The exterior of the Talking Horse Productions building. Photographed November 2018 by E23 Staffer Jake Mosher

On the final day of the 2018 Citizen Jane Film Festival, “Night Comes On” was the first film shown at Talking Horse Productions. The small, quaint theater was almost full as the audience sat in anticipation for the movie to begin.

The film revolves around Angel, an almost 18-year-old fresh out of a juvenile detention center, and her younger sister, Abby. After a horrifying family tragedy left their family splintered, Angel and Abby were put into the foster care system. Once out of juvie, Abby is ecstatic just to have her sister back, but Angel has returned with more than just a reunion in mind.

Filled with love, laughs and tears, the film follows the journey of the two sisters as Angel seeks revenge on her father for the murder of her mother. It is less about the revenge itself, and more about the relationship between the sisters and their difficult life in the foster care system.

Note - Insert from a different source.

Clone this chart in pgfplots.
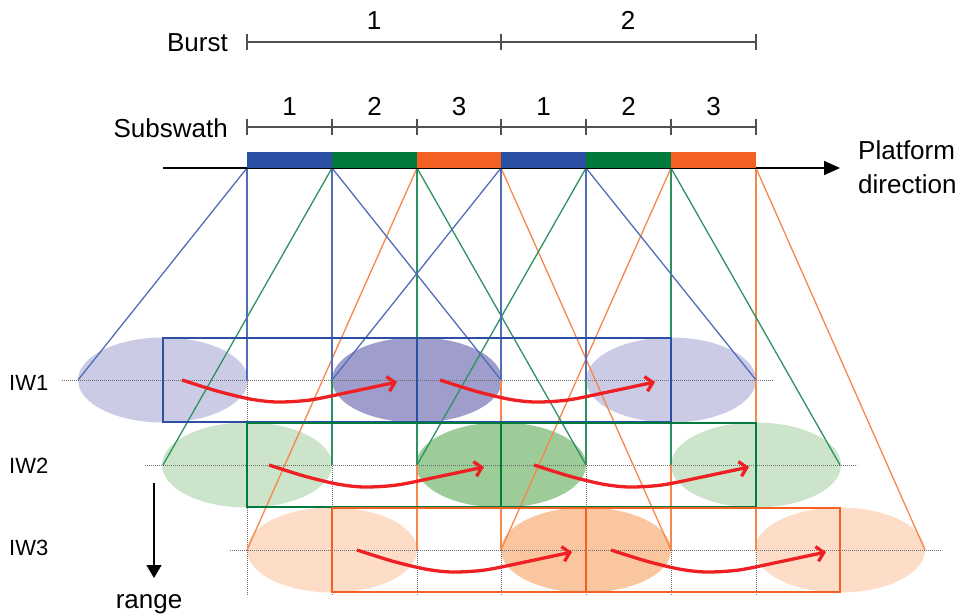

For Jordana Spiro’s (from Netflix’s “Ozark”) first feature film, “Night Comes On” is an impressive directorial debut. She directs this emotional road trip with the amount of care it not only deserves, but needs. Despite many dark elements, Spiro provides a feeling of empathy and hope in a world where hope is lacking.

This film would fall flat if not for Spiro and co-writer Angelica Nwandu’s (founder of gossip site “The Shade Room”) profound treatment of heavy topics. The narrative feels personal, and Nwandu’s experience in the foster care system shows. The movie provides a harsh, but nuanced look at the foster care system and life in a broken family.

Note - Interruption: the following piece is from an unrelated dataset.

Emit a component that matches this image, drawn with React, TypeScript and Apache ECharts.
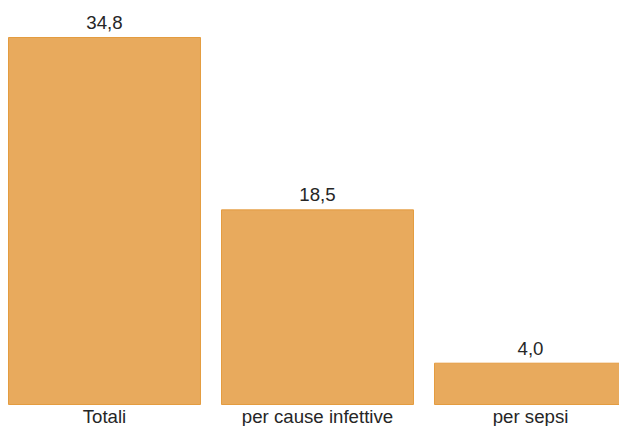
import React, { useEffect, useRef } from "react";
import * as echarts from "echarts";

const categories = ["Totali", "per cause infettive", "per sepsi"];
const values = [34.8, 18.5, 4.0];

export default function App() {
  const ref = useRef<HTMLDivElement>(null);
  useEffect(() => {
    document.body.style.margin = "0";
    document.body.style.overflow = "hidden";
    const chart = echarts.init(ref.current!, null, { renderer: "svg" });
    chart.setOption({
      animation: false,
      backgroundColor: "#ffffff",
      grid: { left: 0, width: 639, top: 37, bottom: 21, containLabel: false },
      xAxis: {
        type: "category",
        data: categories,
        axisLine: { show: false },
        axisTick: { show: false },
        axisLabel: {
          color: "#262626",
          fontSize: 18.67,
          fontFamily: "Liberation Sans, Arial, sans-serif",
          margin: 2,
          interval: 0,
        },
      },
      yAxis: {
        type: "value",
        min: 0,
        max: 34.8,
        show: false,
        splitLine: { show: false },
      },
      series: [
        {
          type: "bar",
          data: values,
          barCategoryGap: "9.4%",
          itemStyle: { color: "#e8aa5d", borderColor: "#e49c40", borderWidth: 1 },
          label: {
            show: true,
            position: "top",
            distance: 5,
            color: "#262626",
            fontSize: 18.67,
            fontFamily: "Liberation Sans, Arial, sans-serif",
            formatter: (p: any) => p.value.toFixed(1).replace(".", ","),
          },
        },
      ],
    });
    return () => chart.dispose();
  }, []);
  return (
    <div style={{ position: "relative", width: 619, height: 426, overflow: "hidden" }}>
      <div ref={ref} style={{ position: "absolute", left: -2, top: 0, width: 641, height: 426 }} />
    </div>
  );
}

The emotional weight of the narrative is carried by Angel, played by Dominique Fishback (HBO’s “The Deuce”). This is a breakout performance by Fishback. She provides a genuine feeling of pain and love in every scene. From the look of horror she gives to her father, to the smiles shared with Abby, her performance radiates intensity and realism.

Her performance is further complemented by Tatum Marilyn Hall’s charming and earnest portrayal of Abby. It’s near impossible to notice this is Hall’s first role, as she balances the innocence of childhood and the difficulties of Abby’s life with ease. At many times, she lightens the mood, nailing the sassy comments just as well as the heartbreaking ones.

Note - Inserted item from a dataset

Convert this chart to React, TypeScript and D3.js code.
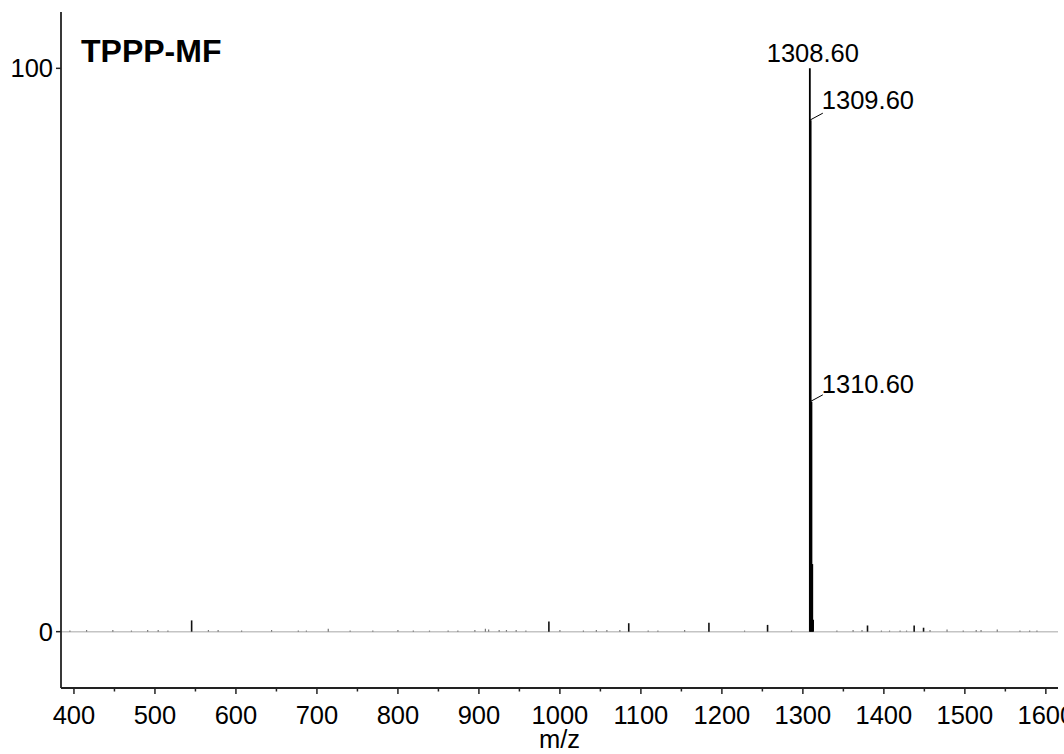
import React from 'react';
import * as d3 from 'd3';

// main isotope cluster
const clusterMz = [1308.6, 1309.6, 1310.6, 1311.6, 1312.6];
const clusterInt = [100, 90.8, 40.8, 12, 2.1];

// minor fragment peaks
const minorMz = [545.3, 986.4, 1085, 1184, 1256.4, 1379.8, 1437.4, 1449];
const minorInt = [2.0, 1.8, 1.5, 1.6, 1.2, 1.1, 1.1, 0.7];

// baseline noise
const noiseMz = [395, 415.6, 448, 471, 491, 504, 516, 566, 578, 607, 644, 677, 687, 714,
    741, 769, 800, 819, 839, 862, 874, 895, 908, 912, 925, 934, 946, 958, 1000, 1029, 1045,
    1058, 1074, 1109, 1121, 1154, 1228, 1286, 1342, 1362, 1373, 1397, 1407, 1420, 1428,
    1457, 1478, 1498, 1514, 1520, 1540, 1568, 1580, 1589];
const noiseInt = [0.2, 0.3, 0.3, 0.2, 0.3, 0.3, 0.2, 0.3, 0.3, 0.2, 0.3, 0.2, 0.2, 0.5,
    0.2, 0.2, 0.3, 0.2, 0.2, 0.2, 0.2, 0.3, 0.5, 0.4, 0.3, 0.3, 0.3, 0.2, 0.3, 0.2, 0.3,
    0.3, 0.3, 0.2, 0.2, 0.3, 0.2, 0.2, 0.2, 0.3, 0.3, 0.2, 0.2, 0.2, 0.2,
    0.3, 0.4, 0.2, 0.3, 0.3, 0.4, 0.2, 0.2, 0.2];

const xTicks = [400, 500, 600, 700, 800, 900, 1000, 1100, 1200, 1300, 1400, 1500, 1600];
const xMinorTicks = [450, 550, 650, 750, 850, 950, 1050, 1150, 1250, 1350, 1450, 1550];
const yTicks = [0, 100];

const peakLabels = ['1308.60', '1309.60', '1310.60'];

const title = 'TPPP-MF';

const App: React.FC = () => {
    const left = 61, right = 1058, top = 12, bottom = 688;
    const x = d3.scaleLinear().domain([384, 1615]).range([left, right]);
    const y = d3.scaleLinear().domain([-10, 110]).range([bottom, top]);
    const font = '"Liberation Sans", Arial, sans-serif';
    const fs = 25.5;

    const sticks = (mz: number[], it: number[], w: number, color: string, key: string) =>
        mz.map((m, i) => (
            <line key={key + i} x1={x(m)} x2={x(m)} y1={y(0)} y2={y(it[i])}
                stroke={color} strokeWidth={w} />
        ));

    return (
        <svg width={1064} height={754}
            style={{ position: 'absolute', left: 0, top: 0, background: '#fff' }}
            fontFamily={font}>
            <rect width={1064} height={754} fill="#fff" />
            {/* baseline */}
            <line x1={left} x2={right} y1={y(0)} y2={y(0)} stroke="#c4c4c4" strokeWidth={1.5} />
            {sticks(noiseMz, noiseInt, 1.2, '#777', 'n')}
            {sticks(minorMz, minorInt, 1.6, '#111', 'm')}
            {sticks(clusterMz, clusterInt, 1.8, '#000', 'c')}

            {/* peak labels */}
            <text x={x(clusterMz[0]) + 3} y={y(clusterInt[0]) - 6} fontSize={fs}
                textAnchor="middle">{peakLabels[0]}</text>
            {[1, 2].map(i => {
                const px = x(clusterMz[0]);
                const py = y(clusterInt[i]);
                return (
                    <g key={'l' + i}>
                        <line x1={px} y1={py} x2={px + 13} y2={py - 7} stroke="#000" strokeWidth={1} />
                        <text x={px + 12} y={py - (i === 1 ? 11 : 9)} fontSize={fs}>{peakLabels[i]}</text>
                    </g>
                );
            })}

            {/* axes */}
            <line x1={left} x2={left} y1={top} y2={bottom} stroke="#222" strokeWidth={1.8} />
            <line x1={left} x2={right} y1={bottom} y2={bottom} stroke="#222" strokeWidth={1.8} />
            {yTicks.map(t => (
                <g key={'y' + t}>
                    <line x1={left - 5} x2={left} y1={y(t)} y2={y(t)} stroke="#222" strokeWidth={1.5} />
                    <text x={left - 8} y={y(t) + 9} fontSize={fs} textAnchor="end">{t}</text>
                </g>
            ))}
            {xMinorTicks.map(t => (
                <line key={'xm' + t} x1={x(t)} x2={x(t)} y1={bottom} y2={bottom + 3.5}
                    stroke="#222" strokeWidth={1.5} />
            ))}
            {xTicks.map(t => (
                <g key={'x' + t}>
                    <line x1={x(t)} x2={x(t)} y1={bottom} y2={bottom + 6} stroke="#222" strokeWidth={1.5} />
                    <text x={x(t)} y={724} fontSize={fs} textAnchor="middle">{t}</text>
                </g>
            ))}
            <text x={(left + right) / 2} y={748} fontSize={fs} textAnchor="middle">m/z</text>

            <text x={81} y={62} fontSize={32} fontWeight="bold">{title}</text>
        </svg>
    );
};

export default App;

The two work in tandem as the sole focus of this film. Without many other characters, the heart of the movie and the audience’s emotional investment lies in them. Luckily, the relationship comes across as authentic. Their bond grows naturally. Fishback and Hall balance sisterly affection and wariness impeccably, making their relationship feel real.  

This film moves slowly, but it is necessary to form their relationship. It does not take away from the plot, but adds to it. The moment to moment experiences of Angel and Abby tackle themes of growing up and life in poverty.

Two moments in the film stand out, one inside a suburban home and one on a beach. They depict a hypothetical, normal life, but both situations are brought to an abrupt end. The subtle questions posed in these scenes elevate “Night Comes On” and the themes it presents.

These stellar small moments build to what is ultimately a disappointing climax. The inevitable confrontation between Angle and her father occurs with a short scream, rather than the emotional punch I was hoping for. I did not want a bombastic, violent end, but I felt the dialogue or performances were missing the last piece of the puzzle.

Ultimately, the journey was greater than the destination, but that in no way takes away from what was an amazing debut for Jordana Spiro. Everyone involved poured their heart into “Night Comes On” and it shows. It is a powerful film, and I highly recommend it.